## [Problem]
Find each line containing the string "matplotlib". Copy it.

## [Code that draws figures]
— Start —

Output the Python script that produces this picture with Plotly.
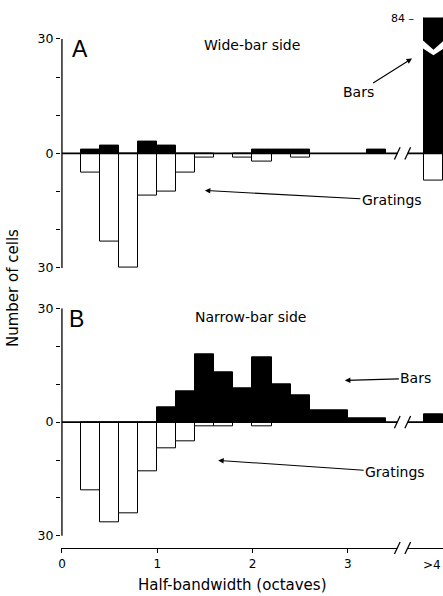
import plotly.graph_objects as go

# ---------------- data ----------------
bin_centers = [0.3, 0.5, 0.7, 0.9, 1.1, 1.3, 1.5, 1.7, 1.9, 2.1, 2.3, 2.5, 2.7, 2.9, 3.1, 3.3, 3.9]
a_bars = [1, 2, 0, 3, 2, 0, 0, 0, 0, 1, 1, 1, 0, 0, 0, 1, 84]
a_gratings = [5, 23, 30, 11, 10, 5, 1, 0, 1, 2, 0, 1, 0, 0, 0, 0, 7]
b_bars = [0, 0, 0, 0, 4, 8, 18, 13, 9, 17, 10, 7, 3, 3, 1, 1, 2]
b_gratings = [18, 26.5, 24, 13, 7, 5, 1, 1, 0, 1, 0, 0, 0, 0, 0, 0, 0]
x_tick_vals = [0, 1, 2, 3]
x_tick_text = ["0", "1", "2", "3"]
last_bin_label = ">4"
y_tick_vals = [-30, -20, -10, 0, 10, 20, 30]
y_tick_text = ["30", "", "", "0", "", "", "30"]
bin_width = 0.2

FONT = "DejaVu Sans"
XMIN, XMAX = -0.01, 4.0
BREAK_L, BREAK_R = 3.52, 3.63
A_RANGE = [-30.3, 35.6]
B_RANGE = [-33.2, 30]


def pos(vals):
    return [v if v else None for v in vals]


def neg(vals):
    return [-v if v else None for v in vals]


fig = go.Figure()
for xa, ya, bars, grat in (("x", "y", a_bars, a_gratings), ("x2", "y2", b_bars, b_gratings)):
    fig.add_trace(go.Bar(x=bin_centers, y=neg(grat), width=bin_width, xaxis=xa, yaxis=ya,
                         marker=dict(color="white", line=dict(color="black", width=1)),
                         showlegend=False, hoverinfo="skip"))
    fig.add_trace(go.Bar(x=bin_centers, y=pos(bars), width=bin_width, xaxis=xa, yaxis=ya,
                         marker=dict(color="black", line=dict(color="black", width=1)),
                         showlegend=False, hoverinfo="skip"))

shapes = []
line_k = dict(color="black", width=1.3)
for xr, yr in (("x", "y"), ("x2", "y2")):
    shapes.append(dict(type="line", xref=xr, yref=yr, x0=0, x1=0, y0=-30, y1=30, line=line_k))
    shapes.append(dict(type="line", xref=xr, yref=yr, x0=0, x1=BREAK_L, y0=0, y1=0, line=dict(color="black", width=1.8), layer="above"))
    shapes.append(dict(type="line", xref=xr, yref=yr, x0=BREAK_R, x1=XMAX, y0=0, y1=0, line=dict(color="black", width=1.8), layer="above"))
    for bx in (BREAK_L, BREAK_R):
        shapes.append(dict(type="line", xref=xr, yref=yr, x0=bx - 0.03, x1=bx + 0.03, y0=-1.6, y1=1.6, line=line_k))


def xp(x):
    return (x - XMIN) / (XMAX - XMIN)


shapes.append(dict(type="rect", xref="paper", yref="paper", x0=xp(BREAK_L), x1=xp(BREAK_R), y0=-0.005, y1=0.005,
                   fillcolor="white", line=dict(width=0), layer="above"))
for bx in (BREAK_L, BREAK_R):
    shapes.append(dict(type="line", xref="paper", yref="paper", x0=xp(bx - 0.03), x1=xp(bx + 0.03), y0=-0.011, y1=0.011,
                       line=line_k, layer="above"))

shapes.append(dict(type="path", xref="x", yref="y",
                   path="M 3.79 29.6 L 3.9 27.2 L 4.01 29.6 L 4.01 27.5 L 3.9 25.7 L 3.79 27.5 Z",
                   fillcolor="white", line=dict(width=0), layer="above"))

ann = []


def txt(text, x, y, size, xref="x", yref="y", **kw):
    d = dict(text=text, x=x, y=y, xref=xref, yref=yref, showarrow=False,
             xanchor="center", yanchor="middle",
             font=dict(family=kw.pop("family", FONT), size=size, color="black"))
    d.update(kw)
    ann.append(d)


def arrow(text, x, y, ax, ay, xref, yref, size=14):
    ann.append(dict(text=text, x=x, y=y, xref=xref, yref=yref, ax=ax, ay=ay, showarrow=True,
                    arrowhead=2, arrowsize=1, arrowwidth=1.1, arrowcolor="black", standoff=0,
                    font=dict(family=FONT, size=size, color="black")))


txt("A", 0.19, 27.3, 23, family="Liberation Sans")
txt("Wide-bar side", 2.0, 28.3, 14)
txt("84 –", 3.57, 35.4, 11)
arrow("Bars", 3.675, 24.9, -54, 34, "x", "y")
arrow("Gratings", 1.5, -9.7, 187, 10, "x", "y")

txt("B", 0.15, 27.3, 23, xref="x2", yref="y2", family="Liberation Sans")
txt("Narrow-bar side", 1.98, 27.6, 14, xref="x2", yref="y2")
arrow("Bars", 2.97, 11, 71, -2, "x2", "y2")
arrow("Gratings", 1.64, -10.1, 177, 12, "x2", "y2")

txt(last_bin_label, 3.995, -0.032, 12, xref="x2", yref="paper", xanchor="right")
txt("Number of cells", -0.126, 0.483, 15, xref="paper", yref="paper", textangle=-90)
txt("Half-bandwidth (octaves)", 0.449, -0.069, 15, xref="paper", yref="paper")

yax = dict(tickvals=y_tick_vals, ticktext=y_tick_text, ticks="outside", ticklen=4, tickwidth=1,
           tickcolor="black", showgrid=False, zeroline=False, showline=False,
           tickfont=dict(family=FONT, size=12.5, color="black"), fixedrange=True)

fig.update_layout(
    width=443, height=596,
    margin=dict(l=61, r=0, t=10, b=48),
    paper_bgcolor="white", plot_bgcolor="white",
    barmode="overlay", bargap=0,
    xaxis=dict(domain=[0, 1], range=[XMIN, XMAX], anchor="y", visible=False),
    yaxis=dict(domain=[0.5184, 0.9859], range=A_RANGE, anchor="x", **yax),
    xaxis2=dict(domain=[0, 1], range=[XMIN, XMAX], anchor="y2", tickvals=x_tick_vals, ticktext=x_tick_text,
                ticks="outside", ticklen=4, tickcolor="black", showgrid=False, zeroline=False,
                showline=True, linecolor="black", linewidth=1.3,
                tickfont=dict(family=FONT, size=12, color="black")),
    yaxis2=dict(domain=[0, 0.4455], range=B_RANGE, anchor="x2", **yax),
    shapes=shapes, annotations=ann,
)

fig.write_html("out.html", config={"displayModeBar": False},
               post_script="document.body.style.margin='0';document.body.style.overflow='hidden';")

— End —
— Start —

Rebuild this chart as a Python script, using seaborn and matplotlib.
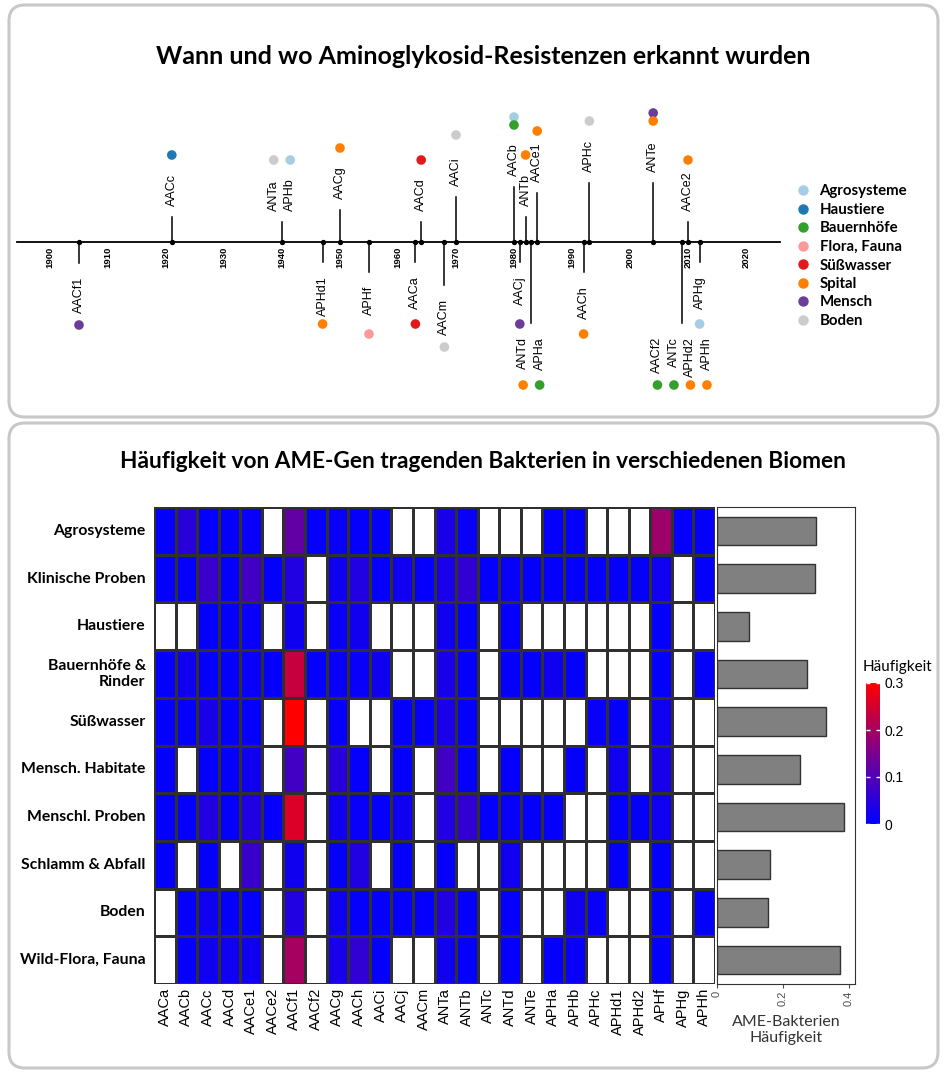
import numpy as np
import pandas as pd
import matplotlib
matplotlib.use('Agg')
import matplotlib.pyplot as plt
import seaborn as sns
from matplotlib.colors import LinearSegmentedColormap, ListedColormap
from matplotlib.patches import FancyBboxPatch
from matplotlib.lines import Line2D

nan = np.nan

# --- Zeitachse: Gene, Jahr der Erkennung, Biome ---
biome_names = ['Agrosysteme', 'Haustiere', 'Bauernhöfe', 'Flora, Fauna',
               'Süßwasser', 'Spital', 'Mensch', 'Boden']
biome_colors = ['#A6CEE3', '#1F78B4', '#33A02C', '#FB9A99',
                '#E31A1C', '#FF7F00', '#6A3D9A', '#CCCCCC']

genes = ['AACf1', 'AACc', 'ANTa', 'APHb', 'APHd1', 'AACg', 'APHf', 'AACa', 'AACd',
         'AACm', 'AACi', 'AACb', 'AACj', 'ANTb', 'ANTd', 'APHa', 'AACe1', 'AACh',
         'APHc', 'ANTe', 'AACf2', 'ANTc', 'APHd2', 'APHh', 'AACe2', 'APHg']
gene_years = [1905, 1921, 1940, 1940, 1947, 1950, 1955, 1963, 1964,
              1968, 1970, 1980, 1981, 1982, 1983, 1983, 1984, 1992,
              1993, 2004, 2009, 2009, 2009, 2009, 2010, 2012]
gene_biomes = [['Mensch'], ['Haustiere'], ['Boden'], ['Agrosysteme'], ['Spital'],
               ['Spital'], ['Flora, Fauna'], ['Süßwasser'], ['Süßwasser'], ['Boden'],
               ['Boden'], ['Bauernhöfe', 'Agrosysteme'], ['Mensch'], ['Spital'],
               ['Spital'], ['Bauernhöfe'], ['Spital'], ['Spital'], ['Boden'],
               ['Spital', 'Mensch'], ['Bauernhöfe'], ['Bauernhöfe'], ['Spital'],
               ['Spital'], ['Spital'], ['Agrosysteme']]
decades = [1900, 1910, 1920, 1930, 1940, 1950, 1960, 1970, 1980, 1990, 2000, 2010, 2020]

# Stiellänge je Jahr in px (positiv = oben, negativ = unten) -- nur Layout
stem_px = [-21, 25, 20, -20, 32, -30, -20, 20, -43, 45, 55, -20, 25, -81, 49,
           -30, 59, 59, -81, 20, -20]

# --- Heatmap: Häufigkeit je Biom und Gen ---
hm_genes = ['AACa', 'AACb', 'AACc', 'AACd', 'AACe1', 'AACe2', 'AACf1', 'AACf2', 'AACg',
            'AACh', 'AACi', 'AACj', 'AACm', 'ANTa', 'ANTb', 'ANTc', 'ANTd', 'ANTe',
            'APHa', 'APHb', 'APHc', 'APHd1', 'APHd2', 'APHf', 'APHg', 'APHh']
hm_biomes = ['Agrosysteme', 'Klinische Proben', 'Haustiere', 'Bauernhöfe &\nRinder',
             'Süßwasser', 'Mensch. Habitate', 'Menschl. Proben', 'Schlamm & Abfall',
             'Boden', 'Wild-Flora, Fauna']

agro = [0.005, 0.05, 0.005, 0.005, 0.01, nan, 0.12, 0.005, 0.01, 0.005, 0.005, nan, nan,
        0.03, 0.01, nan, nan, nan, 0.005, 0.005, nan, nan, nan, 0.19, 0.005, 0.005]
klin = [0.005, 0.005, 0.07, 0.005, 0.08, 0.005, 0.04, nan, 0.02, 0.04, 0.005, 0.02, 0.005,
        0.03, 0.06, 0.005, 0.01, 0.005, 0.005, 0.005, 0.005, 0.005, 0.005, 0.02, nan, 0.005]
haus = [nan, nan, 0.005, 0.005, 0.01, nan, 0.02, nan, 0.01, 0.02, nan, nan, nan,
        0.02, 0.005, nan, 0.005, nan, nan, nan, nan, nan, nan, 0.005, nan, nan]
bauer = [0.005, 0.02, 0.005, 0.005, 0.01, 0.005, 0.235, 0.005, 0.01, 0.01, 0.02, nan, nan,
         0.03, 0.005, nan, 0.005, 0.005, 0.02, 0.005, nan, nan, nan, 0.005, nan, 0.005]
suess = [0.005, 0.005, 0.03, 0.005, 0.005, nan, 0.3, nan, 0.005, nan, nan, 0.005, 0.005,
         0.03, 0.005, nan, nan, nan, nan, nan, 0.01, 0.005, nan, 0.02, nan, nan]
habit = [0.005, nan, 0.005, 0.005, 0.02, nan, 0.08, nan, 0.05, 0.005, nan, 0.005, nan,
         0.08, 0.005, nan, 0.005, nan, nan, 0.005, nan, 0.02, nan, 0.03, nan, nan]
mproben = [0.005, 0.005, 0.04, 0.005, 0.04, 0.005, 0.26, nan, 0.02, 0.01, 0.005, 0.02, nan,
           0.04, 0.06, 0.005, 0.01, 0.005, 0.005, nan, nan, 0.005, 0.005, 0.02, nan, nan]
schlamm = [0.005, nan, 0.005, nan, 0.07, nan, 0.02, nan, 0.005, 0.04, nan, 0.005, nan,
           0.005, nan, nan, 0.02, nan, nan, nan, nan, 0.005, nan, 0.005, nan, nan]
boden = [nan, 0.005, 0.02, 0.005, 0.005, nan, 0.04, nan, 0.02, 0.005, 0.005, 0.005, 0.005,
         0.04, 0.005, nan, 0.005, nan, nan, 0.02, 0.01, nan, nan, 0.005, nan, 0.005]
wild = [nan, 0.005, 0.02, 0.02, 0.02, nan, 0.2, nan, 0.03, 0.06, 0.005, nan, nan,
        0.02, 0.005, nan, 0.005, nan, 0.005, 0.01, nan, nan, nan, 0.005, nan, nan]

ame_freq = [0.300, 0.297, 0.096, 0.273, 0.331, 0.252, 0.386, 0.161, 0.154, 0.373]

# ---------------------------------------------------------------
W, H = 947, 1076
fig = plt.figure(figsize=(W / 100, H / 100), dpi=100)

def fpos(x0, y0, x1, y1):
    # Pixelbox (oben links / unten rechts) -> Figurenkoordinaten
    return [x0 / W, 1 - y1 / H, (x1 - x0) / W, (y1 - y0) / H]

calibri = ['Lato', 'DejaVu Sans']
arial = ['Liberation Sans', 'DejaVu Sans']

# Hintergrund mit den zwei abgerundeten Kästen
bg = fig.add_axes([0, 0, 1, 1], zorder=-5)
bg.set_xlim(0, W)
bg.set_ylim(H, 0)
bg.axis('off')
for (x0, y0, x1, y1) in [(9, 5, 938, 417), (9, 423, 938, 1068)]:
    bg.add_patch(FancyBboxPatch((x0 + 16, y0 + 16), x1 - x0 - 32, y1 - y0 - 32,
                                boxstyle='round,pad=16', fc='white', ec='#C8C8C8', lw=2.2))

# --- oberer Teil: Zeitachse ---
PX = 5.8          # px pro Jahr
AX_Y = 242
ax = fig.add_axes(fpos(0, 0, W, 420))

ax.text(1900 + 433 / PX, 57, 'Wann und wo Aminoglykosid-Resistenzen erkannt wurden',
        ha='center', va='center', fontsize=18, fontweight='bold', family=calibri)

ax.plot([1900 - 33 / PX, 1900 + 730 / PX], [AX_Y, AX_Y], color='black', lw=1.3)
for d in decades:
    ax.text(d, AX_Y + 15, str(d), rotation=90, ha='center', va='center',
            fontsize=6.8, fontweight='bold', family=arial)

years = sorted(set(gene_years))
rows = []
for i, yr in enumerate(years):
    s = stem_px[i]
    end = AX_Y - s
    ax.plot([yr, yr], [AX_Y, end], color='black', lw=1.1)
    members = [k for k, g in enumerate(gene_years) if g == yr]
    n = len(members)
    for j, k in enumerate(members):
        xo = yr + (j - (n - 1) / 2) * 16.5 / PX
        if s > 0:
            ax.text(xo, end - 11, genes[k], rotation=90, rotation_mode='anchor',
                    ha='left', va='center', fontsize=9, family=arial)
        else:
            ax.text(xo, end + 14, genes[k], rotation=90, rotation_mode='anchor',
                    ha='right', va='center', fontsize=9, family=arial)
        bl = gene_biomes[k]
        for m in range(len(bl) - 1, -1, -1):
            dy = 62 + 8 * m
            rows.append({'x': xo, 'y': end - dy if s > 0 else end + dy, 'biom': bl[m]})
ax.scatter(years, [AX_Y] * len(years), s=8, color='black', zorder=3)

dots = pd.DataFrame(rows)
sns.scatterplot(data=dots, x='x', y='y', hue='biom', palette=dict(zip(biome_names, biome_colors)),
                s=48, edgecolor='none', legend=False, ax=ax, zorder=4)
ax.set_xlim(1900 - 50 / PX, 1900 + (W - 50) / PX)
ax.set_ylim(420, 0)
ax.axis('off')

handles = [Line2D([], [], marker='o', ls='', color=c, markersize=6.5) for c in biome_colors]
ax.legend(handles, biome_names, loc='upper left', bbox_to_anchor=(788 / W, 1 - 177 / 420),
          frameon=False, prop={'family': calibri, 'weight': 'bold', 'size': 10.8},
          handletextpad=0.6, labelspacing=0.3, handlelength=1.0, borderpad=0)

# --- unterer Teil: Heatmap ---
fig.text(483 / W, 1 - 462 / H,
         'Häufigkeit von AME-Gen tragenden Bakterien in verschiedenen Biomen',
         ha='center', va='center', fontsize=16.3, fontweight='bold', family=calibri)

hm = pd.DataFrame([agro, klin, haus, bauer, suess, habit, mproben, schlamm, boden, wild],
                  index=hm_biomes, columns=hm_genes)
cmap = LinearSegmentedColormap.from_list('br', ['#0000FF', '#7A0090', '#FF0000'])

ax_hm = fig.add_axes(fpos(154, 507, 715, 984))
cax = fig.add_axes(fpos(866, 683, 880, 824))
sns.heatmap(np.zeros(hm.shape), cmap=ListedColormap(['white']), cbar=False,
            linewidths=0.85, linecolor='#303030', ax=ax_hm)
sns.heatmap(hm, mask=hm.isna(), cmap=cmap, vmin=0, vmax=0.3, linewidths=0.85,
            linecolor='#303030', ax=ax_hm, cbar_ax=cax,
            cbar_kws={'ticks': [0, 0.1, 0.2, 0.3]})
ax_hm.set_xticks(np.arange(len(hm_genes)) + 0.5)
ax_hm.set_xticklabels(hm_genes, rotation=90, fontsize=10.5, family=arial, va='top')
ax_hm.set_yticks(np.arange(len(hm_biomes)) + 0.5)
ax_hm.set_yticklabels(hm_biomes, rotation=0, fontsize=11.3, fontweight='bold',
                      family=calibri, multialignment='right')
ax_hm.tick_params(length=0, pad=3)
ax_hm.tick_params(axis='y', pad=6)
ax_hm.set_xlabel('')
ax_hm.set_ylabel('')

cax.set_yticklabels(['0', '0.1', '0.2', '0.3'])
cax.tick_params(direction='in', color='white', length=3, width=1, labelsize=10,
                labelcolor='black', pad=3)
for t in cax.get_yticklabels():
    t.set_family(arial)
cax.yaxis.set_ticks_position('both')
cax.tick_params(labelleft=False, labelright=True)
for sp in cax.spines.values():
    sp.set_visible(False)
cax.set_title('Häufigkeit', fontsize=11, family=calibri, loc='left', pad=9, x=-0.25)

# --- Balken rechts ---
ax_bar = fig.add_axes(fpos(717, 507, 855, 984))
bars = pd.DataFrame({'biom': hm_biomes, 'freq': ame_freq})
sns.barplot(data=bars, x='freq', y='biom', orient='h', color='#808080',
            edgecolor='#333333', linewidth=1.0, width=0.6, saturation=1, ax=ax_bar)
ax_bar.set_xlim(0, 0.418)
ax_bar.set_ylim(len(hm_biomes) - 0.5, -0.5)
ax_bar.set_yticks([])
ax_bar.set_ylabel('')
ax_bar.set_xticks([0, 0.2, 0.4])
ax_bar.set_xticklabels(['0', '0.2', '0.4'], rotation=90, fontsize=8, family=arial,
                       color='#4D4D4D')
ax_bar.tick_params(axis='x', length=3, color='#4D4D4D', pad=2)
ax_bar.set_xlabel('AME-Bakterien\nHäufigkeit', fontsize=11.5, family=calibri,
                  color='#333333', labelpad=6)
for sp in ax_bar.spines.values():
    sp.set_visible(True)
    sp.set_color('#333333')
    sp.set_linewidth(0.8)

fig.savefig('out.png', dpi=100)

— End —

## [Answer to the problem]
Rebuild this chart as a Python script, using seaborn and matplotlib.
import matplotlib
matplotlib.use('Agg')
import matplotlib.pyplot as plt
from matplotlib.colors import LinearSegmentedColormap, ListedColormap
from matplotlib.patches import FancyBboxPatch
from matplotlib.lines import Line2D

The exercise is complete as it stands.